** start Given data **

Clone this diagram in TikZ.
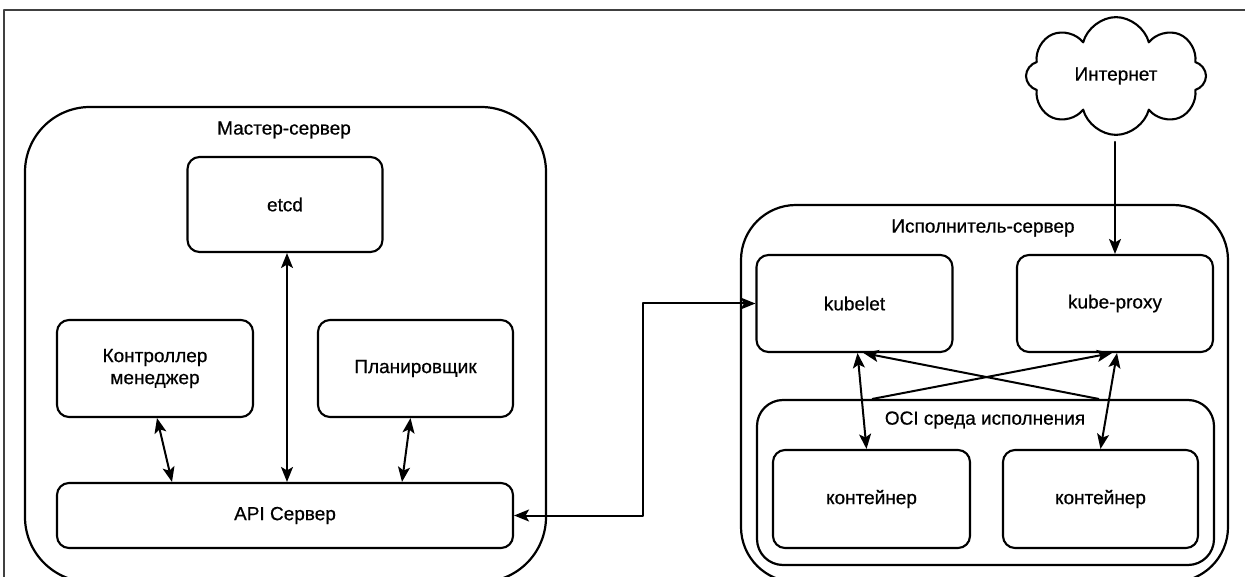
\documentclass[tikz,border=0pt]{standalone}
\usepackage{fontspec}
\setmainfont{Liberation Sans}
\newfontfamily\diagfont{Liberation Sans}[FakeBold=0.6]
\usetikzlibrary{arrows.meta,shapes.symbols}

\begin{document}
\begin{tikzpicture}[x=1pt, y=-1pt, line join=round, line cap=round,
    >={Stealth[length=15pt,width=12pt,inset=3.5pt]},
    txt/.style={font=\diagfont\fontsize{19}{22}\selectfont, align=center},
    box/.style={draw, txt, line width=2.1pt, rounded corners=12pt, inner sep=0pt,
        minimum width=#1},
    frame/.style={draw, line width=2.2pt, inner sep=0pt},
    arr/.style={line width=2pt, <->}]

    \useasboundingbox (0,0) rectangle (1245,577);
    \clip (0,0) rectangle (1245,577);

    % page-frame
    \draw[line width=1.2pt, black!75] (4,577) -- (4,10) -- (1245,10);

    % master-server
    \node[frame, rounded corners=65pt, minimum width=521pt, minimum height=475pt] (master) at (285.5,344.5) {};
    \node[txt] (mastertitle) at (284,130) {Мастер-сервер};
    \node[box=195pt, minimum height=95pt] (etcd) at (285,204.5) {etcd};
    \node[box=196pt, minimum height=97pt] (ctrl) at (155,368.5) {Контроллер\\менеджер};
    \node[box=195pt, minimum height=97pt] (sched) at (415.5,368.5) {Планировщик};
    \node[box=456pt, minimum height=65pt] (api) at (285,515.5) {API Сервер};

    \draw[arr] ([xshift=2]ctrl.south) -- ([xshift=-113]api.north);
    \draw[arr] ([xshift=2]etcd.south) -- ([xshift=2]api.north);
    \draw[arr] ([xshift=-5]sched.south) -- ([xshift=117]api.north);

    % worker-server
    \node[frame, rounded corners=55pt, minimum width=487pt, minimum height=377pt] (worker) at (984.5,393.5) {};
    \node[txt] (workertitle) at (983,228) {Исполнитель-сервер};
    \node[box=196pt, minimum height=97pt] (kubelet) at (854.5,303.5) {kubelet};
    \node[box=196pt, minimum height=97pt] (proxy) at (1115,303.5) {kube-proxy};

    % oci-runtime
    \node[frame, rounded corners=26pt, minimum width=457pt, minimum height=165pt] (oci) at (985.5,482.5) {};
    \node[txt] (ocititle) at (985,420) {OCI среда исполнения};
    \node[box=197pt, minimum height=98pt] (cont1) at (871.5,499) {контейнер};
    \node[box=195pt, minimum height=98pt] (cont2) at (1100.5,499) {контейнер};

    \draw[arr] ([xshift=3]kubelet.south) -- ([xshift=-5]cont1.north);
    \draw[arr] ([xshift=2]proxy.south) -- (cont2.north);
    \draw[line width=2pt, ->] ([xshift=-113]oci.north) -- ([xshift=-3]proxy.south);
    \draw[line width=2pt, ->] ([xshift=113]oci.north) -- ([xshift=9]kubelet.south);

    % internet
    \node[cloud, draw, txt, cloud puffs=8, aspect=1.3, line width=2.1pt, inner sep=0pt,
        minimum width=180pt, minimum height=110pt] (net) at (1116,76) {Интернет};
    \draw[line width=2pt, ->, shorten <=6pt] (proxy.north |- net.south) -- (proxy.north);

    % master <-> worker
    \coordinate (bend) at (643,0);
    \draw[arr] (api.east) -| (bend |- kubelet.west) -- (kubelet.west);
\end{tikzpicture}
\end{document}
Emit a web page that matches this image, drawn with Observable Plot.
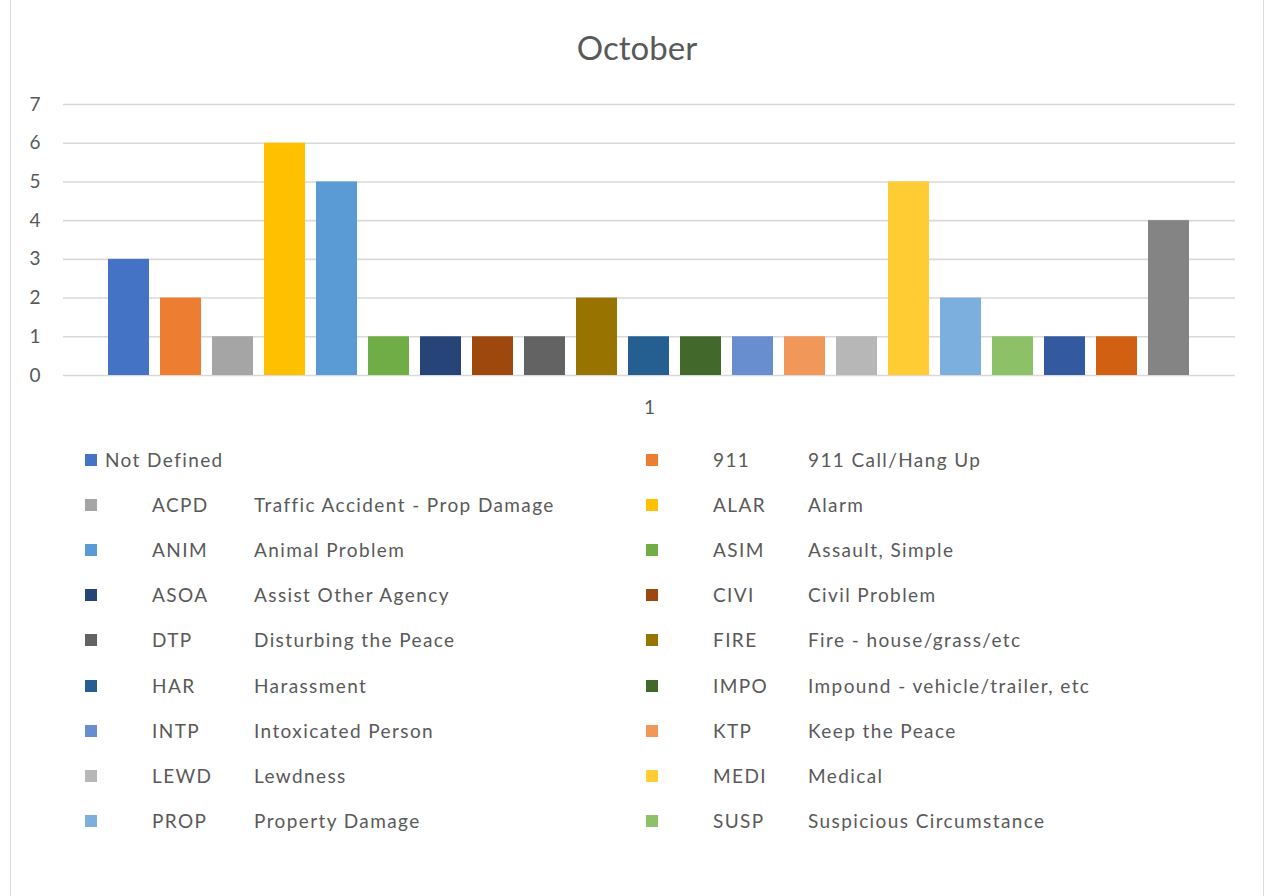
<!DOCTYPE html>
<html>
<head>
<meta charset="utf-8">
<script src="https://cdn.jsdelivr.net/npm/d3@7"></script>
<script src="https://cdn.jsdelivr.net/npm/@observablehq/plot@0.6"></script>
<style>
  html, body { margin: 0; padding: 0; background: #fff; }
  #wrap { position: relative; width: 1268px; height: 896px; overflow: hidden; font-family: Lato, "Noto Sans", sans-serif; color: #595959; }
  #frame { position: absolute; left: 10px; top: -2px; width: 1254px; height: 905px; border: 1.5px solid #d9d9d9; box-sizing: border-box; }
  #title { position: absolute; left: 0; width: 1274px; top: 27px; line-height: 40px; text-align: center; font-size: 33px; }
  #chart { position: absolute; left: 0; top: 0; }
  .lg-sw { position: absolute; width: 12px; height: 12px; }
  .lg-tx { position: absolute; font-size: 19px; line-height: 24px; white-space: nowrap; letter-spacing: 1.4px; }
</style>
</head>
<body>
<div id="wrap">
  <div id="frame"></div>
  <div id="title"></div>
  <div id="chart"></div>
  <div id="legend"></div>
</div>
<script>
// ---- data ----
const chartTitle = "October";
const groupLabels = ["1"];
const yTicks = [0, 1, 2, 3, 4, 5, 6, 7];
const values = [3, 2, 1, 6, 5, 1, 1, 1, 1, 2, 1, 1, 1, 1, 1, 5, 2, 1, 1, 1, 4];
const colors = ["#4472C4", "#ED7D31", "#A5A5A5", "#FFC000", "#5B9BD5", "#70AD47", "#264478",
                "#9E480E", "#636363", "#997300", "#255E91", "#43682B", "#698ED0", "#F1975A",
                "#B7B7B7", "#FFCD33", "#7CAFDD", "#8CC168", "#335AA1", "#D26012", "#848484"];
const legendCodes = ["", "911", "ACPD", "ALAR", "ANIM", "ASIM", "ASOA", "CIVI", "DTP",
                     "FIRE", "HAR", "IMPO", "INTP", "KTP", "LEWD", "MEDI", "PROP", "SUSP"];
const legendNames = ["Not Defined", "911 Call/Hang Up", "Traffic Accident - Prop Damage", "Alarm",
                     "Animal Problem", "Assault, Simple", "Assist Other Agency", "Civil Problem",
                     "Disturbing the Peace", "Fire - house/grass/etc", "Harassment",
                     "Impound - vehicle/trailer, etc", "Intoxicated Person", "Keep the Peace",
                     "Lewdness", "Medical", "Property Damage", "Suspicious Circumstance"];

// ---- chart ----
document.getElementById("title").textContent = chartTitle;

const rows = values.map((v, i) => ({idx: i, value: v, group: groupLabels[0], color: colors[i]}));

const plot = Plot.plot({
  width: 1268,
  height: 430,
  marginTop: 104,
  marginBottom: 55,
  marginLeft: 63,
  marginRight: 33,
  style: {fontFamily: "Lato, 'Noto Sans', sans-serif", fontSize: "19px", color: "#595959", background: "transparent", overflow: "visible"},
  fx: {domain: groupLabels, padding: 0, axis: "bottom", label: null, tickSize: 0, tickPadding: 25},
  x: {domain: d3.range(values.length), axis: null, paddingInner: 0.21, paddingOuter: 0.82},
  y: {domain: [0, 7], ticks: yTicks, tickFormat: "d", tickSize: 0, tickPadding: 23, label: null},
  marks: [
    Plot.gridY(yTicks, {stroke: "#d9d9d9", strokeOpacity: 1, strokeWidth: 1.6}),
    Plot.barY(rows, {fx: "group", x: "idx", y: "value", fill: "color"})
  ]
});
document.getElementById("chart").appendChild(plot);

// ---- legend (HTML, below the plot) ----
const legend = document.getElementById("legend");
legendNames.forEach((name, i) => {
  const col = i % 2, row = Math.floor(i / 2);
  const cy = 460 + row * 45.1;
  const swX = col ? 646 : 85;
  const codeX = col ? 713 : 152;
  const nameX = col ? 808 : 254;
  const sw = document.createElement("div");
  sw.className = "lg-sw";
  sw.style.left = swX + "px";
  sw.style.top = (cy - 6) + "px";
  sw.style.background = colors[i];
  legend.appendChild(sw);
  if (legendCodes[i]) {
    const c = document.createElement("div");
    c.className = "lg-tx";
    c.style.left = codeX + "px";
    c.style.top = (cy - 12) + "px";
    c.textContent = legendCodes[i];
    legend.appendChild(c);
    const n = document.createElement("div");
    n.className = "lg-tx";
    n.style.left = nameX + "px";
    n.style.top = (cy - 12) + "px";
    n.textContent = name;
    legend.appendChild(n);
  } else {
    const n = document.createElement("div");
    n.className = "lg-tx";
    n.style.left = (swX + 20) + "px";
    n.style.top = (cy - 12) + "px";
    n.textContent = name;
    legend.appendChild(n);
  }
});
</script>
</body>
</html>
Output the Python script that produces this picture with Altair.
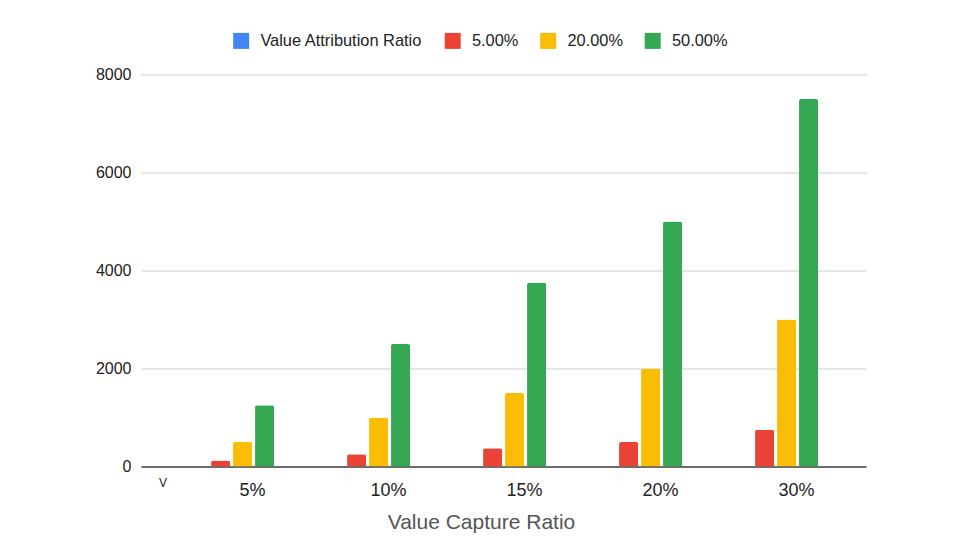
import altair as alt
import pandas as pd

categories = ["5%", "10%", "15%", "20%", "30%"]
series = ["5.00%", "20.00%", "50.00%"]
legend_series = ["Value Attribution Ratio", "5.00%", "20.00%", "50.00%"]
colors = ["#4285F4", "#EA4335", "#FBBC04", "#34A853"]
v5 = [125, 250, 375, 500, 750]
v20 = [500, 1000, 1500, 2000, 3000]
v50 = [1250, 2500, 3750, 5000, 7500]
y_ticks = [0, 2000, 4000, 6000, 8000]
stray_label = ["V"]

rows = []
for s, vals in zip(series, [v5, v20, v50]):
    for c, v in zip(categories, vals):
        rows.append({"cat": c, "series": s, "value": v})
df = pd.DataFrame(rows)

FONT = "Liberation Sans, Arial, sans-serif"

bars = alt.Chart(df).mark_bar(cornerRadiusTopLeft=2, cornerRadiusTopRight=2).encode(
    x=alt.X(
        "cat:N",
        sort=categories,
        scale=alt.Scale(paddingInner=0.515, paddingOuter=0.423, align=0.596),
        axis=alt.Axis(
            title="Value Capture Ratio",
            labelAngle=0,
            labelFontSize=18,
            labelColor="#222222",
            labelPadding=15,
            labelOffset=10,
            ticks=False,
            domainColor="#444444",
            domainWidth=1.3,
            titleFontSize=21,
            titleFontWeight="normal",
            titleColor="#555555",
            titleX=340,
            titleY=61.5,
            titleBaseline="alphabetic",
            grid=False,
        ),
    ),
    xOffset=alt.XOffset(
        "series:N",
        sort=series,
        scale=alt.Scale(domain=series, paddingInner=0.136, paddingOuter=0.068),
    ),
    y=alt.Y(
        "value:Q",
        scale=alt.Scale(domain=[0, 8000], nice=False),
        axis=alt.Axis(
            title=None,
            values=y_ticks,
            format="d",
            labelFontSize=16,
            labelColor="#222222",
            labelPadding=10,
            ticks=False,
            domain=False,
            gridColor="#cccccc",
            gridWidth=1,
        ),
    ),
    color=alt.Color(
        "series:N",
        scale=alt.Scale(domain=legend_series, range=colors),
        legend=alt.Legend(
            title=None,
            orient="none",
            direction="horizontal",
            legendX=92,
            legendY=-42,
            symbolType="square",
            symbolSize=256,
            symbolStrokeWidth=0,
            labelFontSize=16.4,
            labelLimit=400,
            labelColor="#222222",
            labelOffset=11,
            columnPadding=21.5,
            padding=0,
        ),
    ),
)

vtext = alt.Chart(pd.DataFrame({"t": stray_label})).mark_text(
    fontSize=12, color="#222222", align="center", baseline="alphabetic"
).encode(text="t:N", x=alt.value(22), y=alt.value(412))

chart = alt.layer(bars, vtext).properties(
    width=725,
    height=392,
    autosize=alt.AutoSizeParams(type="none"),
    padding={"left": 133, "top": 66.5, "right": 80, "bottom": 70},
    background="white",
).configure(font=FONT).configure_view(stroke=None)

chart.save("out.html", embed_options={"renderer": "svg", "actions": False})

** end Given data **

(Task requirements)
Leave out the pictures and repeat exactly the lines from the start of the material through the line that contains "(4,10) -- (1245,10);", both included.

(Solution to the problem)
Clone this diagram in TikZ.
\documentclass[tikz,border=0pt]{standalone}
\usepackage{fontspec}
\setmainfont{Liberation Sans}
\newfontfamily\diagfont{Liberation Sans}[FakeBold=0.6]
\usetikzlibrary{arrows.meta,shapes.symbols}

\begin{document}
\begin{tikzpicture}[x=1pt, y=-1pt, line join=round, line cap=round,
    >={Stealth[length=15pt,width=12pt,inset=3.5pt]},
    txt/.style={font=\diagfont\fontsize{19}{22}\selectfont, align=center},
    box/.style={draw, txt, line width=2.1pt, rounded corners=12pt, inner sep=0pt,
        minimum width=#1},
    frame/.style={draw, line width=2.2pt, inner sep=0pt},
    arr/.style={line width=2pt, <->}]

    \useasboundingbox (0,0) rectangle (1245,577);
    \clip (0,0) rectangle (1245,577);

    % page-frame
    \draw[line width=1.2pt, black!75] (4,577) -- (4,10) -- (1245,10);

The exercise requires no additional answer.